Once I had built an audience on Quora, and I had a few answers republished in Inc, TIME, Forbes, and Fortune, I took those small wins and laddered them up to big opportunities. I reached out to everyone. I offered to guest blog on people’s websites to provide value and keep building my audience. I reached out to big publications and offered to write for free. I pumped out quality content on Quora every single day for a year until I had over 30 publication mentions under my belt. I went to New York to network at the Quora Top Writer meet-up. I introduced myself to one of the people at the meet-up and he said, “So, when did you start writing on Quora?”
“Oh, about eight months ago,” I said.
He seemed really surprised. Zero-to-Top Writer in eight months was unheard of.
I took every opportunity I could on Quora and just kept laddering it up to bigger and bigger things, until one day (after months of following up) Inc Magazine got back to me, offering a columnist position for their Innovate section.
And you can better believe I am going to write vehemently for them.
Volume. Volume. Volume.
5. Share Your Soul
On paper, I have everything I need to publish a book. I have an audience, I have the credibility of other verified publications, I have friends and contacts with audiences of their own that I can tap for additional promotion, and I’ve validated my first book concept, sharing the big lessons I learned from spending all my time playing World of Warcraft as a teenager.

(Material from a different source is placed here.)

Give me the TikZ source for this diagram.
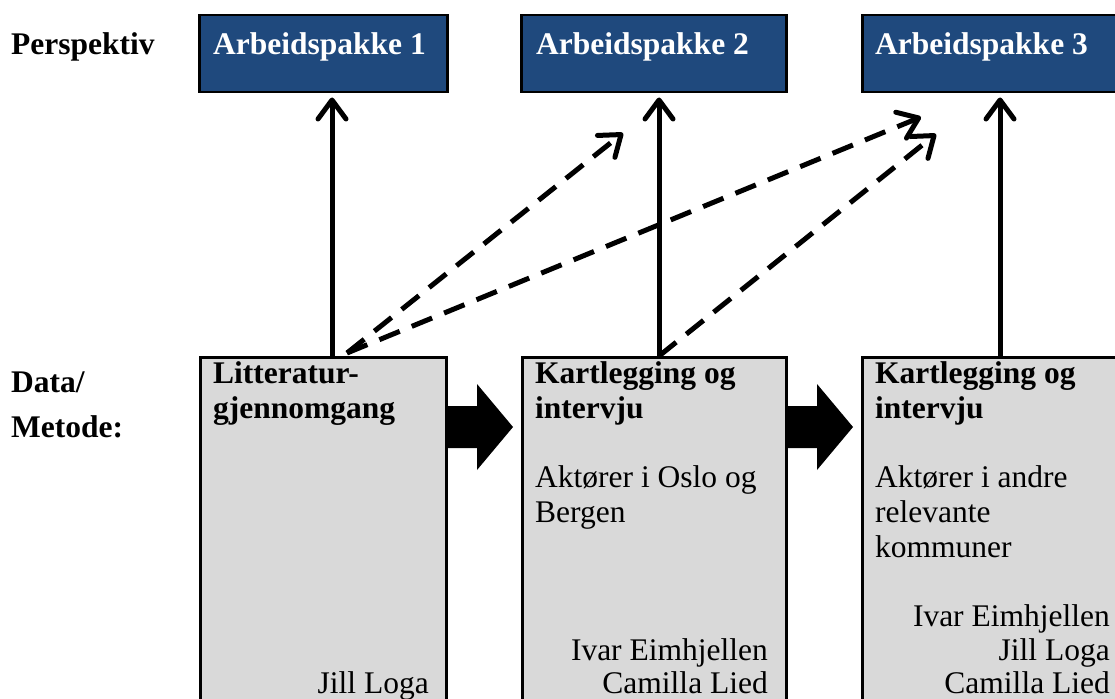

I’m finally ready to put something out there of my own.
But once you get to this point, the game isn’t over. In fact, the game has only just begun.
A book is a big project. In a sense, it is a culmination of everything learned along the way thus far. And the book itself isn’t the “end point” of the transaction. I know that once this book is out in the world, it will then be on me to make it live and to find new ways to bring people to it. This means creating even more content, pumping out even more quality volume.
However, at the same time, a book is a deeply personal project. It is really you standing all by yourself and saying “This is who I am.” There is something very cool about that. But just like an artist who has to perform for a crowd of five before they go sell out Madison Square Garden, you have to start at the bottom and find your voice first.
For me, I found it on the Internet. I found it blogging for tiny, tiny audiences until I built an audience of my own. I found it by hustling and writing anywhere and everywhere I could. I found it by exploring.
So before you go off to write your first book, go through the process. Practice in public. Experiment with different styles. Build an audience (no matter how big or how small). Level up a few times and get some credibility under your belt. And then, then, take everything you’ve learned and put out a quality product.